There’s a number of things you can do to adjust your ministry so men are more comfortable and likely to come back without completely changing the scope of what you do. Start by examining everything you do through the eyes of a man or by talking with some men who come and asking them what aspects of your meeting make them feel most uncomfortable.

Here’s some practical changes you could make/things to avoid:

  • Use masculine imagery in advertising – I’m not talking chainsaws and superheroes, but you don’t need to cover your posters with flowers and hearts. We have created some great flyer templates for you to use and should have some new ones coming soon. We’ve come a long way in this area over the last couple years, but we still have some work to do.
  • Don’t arrange chairs in a circle – I’ve talked about this before, but most men (and people in general) feel awkward with people across the circle staring at them throughout the meeting. Plus it makes it harder to sneak in and just check out a meeting to see what you’re all about.
  • Avoid corporate prayer – Praying out loud is uncomfortable for many people. You don’t have to cut out prayer altogether. Leaders can pray to start the meeting or end worship and if you really want to incorporate group prayer make it overly clear that no one needs to feel pressured to pray (and make sure the one man who’s new isn’t the only one who doesn’t pray).
  • Cut down or cut out worship – There aren’t too many places where organized group singing is a normal practice. Keep worship to just a few songs (2-3) or don’t do it at all. Focus on playing more upbeat, fast songs and less introspective, slow songs. Some of the things we sing are just weird like, “From my mother’s womb You have chosen me. Love has called my name. I’ve been born again into your family. Your blood flows through my veins.” You can still hold a worship night outside of your weekly meeting so those who really enjoy worship have a place to participate in longer, more intimate times of worship.
  • Use visuals when preaching – Men tend to be more visual than women. Incorporate YouTube videos, pictures or diagrams into your sermons. My pastor uses videos frequently and he often brings a sketchpad on stage to draw diagrams that explain concepts.
  • Move around during the meeting – Maybe it’s just me, but I’m not one for sitting around for an hour or more without moving much. I even have a standing desk at work (yeah, I’m one of those). Find a fun game to play at some point in your meeting that involves getting up and moving around. People will laugh and this will create a way for men to connect with others and form friendships while bypassing awkward conversations. You could even consider holding your meeting outside once in awhile when the weather is nice as long as you communicate it well ahead of time.
  • Give men something to do – I’ve heard it said that women bond face-to-face while men bond side by side. This is why men gravitate toward activities like playing and watching sports, hunting/fishing, playing videogames, working on cars, doing service projects, etc. I just attended a conference that gave us the task of doing a service project helping a school clean out a room full of books from decades ago. It was fun getting to know some of the men and connecting with them as we did dumpster runs. Offer some opportunities for service projects in the community or on campus.
  • Hold male specific social events – Super Bowl parties, kickball games, videogame tournaments, camping trips and other similar activities are great events that men feel like they can invite other male friends to without feeling awkward about it.

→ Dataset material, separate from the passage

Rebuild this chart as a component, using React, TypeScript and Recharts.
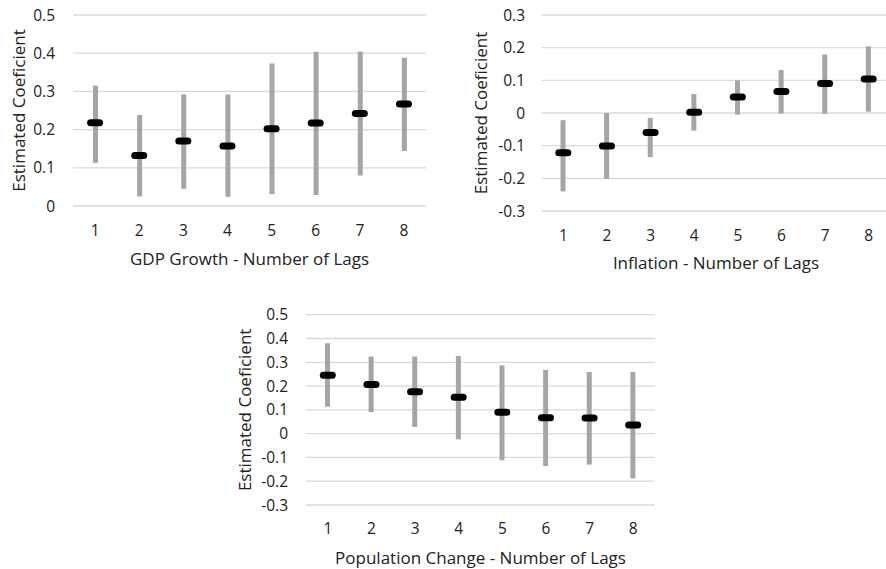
import { ReactNode } from 'react';
import { Bar, CartesianGrid, ComposedChart, Line, XAxis, YAxis } from 'recharts';

const lags = ['1', '2', '3', '4', '5', '6', '7', '8'];

const gdpCoef = [0.218, 0.132, 0.17, 0.157, 0.202, 0.217, 0.242, 0.267];
const gdpLow = [0.113, 0.025, 0.045, 0.024, 0.031, 0.029, 0.08, 0.144];
const gdpHigh = [0.315, 0.238, 0.292, 0.292, 0.373, 0.404, 0.404, 0.388];
const gdpTicks = [0, 0.1, 0.2, 0.3, 0.4, 0.5];

const infCoef = [-0.122, -0.101, -0.06, 0.002, 0.049, 0.066, 0.09, 0.104];
const infLow = [-0.24, -0.202, -0.135, -0.054, -0.005, -0.002, -0.002, 0.004];
const infHigh = [-0.022, 0.0, -0.015, 0.058, 0.1, 0.132, 0.179, 0.204];
const infTicks = [-0.3, -0.2, -0.1, 0, 0.1, 0.2, 0.3];

const popCoef = [0.245, 0.207, 0.176, 0.153, 0.09, 0.067, 0.066, 0.036];
const popLow = [0.113, 0.091, 0.028, -0.024, -0.112, -0.136, -0.13, -0.188];
const popHigh = [0.38, 0.324, 0.324, 0.326, 0.287, 0.268, 0.259, 0.259];
const popTicks = [-0.3, -0.2, -0.1, 0, 0.1, 0.2, 0.3, 0.4, 0.5];

const FONT = '"Open Sans", sans-serif';
const TEXT = '#222222';

function buildRows(coef: number[], low: number[], high: number[]) {
  return lags.map((lag, i) => ({ lag, coef: coef[i], range: [low[i], high[i]] }));
}

function Marker(props: any): ReactNode {
  const { cx, cy } = props;
  if (cx == null || cy == null) return null;
  return <rect x={cx - 8} y={cy - 3.5} width={16} height={7} rx={3.5} fill="#000" />;
}

interface PanelProps {
  left: number;
  top: number;
  width: number;
  height: number;
  marginTop: number;
  marginRight: number;
  yAxisWidth: number;
  xAxisHeight: number;
  yTickMargin: number;
  xTickMargin: number;
  yTitleX: number;
  xTitleOffset: number;
  ticks: number[];
  rows: any[];
  xTitle: string;
}

function Panel(p: PanelProps): ReactNode {
  const plotTop = p.marginTop;
  const plotBottom = p.height - p.xAxisHeight;
  const plotLeft = p.yAxisWidth;
  const plotRight = p.width - p.marginRight;
  return (
    <div style={{ position: 'absolute', left: p.left, top: p.top, width: p.width, height: p.height }}>
      <ComposedChart
        width={p.width}
        height={p.height}
        data={p.rows}
        margin={{ top: p.marginTop, right: p.marginRight, left: 0, bottom: 0 }}
      >
        <CartesianGrid vertical={false} stroke="#d9d9d9" strokeWidth={1.3} />
        <XAxis
          dataKey="lag"
          type="category"
          axisLine={false}
          tickLine={false}
          height={p.xAxisHeight}
          tickMargin={p.xTickMargin}
          tick={{ fill: TEXT, fontSize: 15.5, fontFamily: FONT }}
          label={() => (
            <text
              x={(plotLeft + plotRight) / 2}
              y={plotBottom + p.xTitleOffset}
              textAnchor="middle"
              dominantBaseline="central"
              fill={TEXT}
              fontSize={17}
              fontFamily={FONT}
            >
              {p.xTitle}
            </text>
          )}
        />
        <YAxis
          type="number"
          domain={[p.ticks[0], p.ticks[p.ticks.length - 1]]}
          ticks={p.ticks}
          interval={0}
          width={p.yAxisWidth}
          axisLine={false}
          tickLine={false}
          tickMargin={p.yTickMargin}
          tickFormatter={(v: number) => String(v)}
          tick={{ fill: TEXT, fontSize: 15.5, fontFamily: FONT }}
          label={() => {
            const cy = (plotTop + plotBottom) / 2;
            return (
              <text
                x={p.yTitleX}
                y={cy}
                transform={`rotate(-90, ${p.yTitleX}, ${cy})`}
                textAnchor="middle"
                dominantBaseline="central"
                fill={TEXT}
                fontSize={17}
                fontFamily={FONT}
              >
                Estimated Coeficient
              </text>
            );
          }}
        />
        <Bar dataKey="range" fill="#a5a5a5" barSize={5} isAnimationActive={false} />
        <Line
          dataKey="coef"
          stroke="none"
          strokeWidth={0}
          dot={<Marker />}
          activeDot={false}
          isAnimationActive={false}
        />
      </ComposedChart>
    </div>
  );
}

export default function App(): ReactNode {
  return (
    <div
      style={{
        position: 'absolute',
        left: 0,
        top: 0,
        width: 886,
        height: 569,
        overflow: 'hidden',
        background: '#fff'
      }}
    >
      <Panel
        left={0}
        top={0}
        width={440}
        height={275}
        marginTop={15}
        marginRight={14}
        yAxisWidth={73}
        xAxisHeight={69}
        yTickMargin={12}
        xTickMargin={13}
        yTitleX={18}
        xTitleOffset={52}
        ticks={gdpTicks}
        rows={buildRows(gdpCoef, gdpLow, gdpHigh)}
        xTitle="GDP Growth - Number of Lags"
      />
      <Panel
        left={441}
        top={0}
        width={450}
        height={276}
        marginTop={15}
        marginRight={0.5}
        yAxisWidth={100.5}
        xAxisHeight={65}
        yTickMargin={10.5}
        xTickMargin={13}
        yTitleX={39}
        xTitleOffset={51}
        ticks={infTicks}
        rows={buildRows(infCoef, infLow, infHigh)}
        xTitle="Inflation - Number of Lags"
      />
      <Panel
        left={220}
        top={290}
        width={440}
        height={279}
        marginTop={24.7}
        marginRight={5}
        yAxisWidth={86}
        xAxisHeight={64}
        yTickMargin={12}
        xTickMargin={12}
        yTitleX={25}
        xTitleOffset={52}
        ticks={popTicks}
        rows={buildRows(popCoef, popLow, popHigh)}
        xTitle="Population Change - Number of Lags"
      />
    </div>
  );
}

Those are just some quick thoughts for you as you plan for the fall semester. I’m sure you can come up with more if you start to look at your ministry through a different perspective. I’m not advocating that you create some kind of overly macho, adrenaline packed, completely male dominated culture. But I see the lack of men in our ministries and I know God wants to see a generation of men and women rising up to impact the world with the Gospel.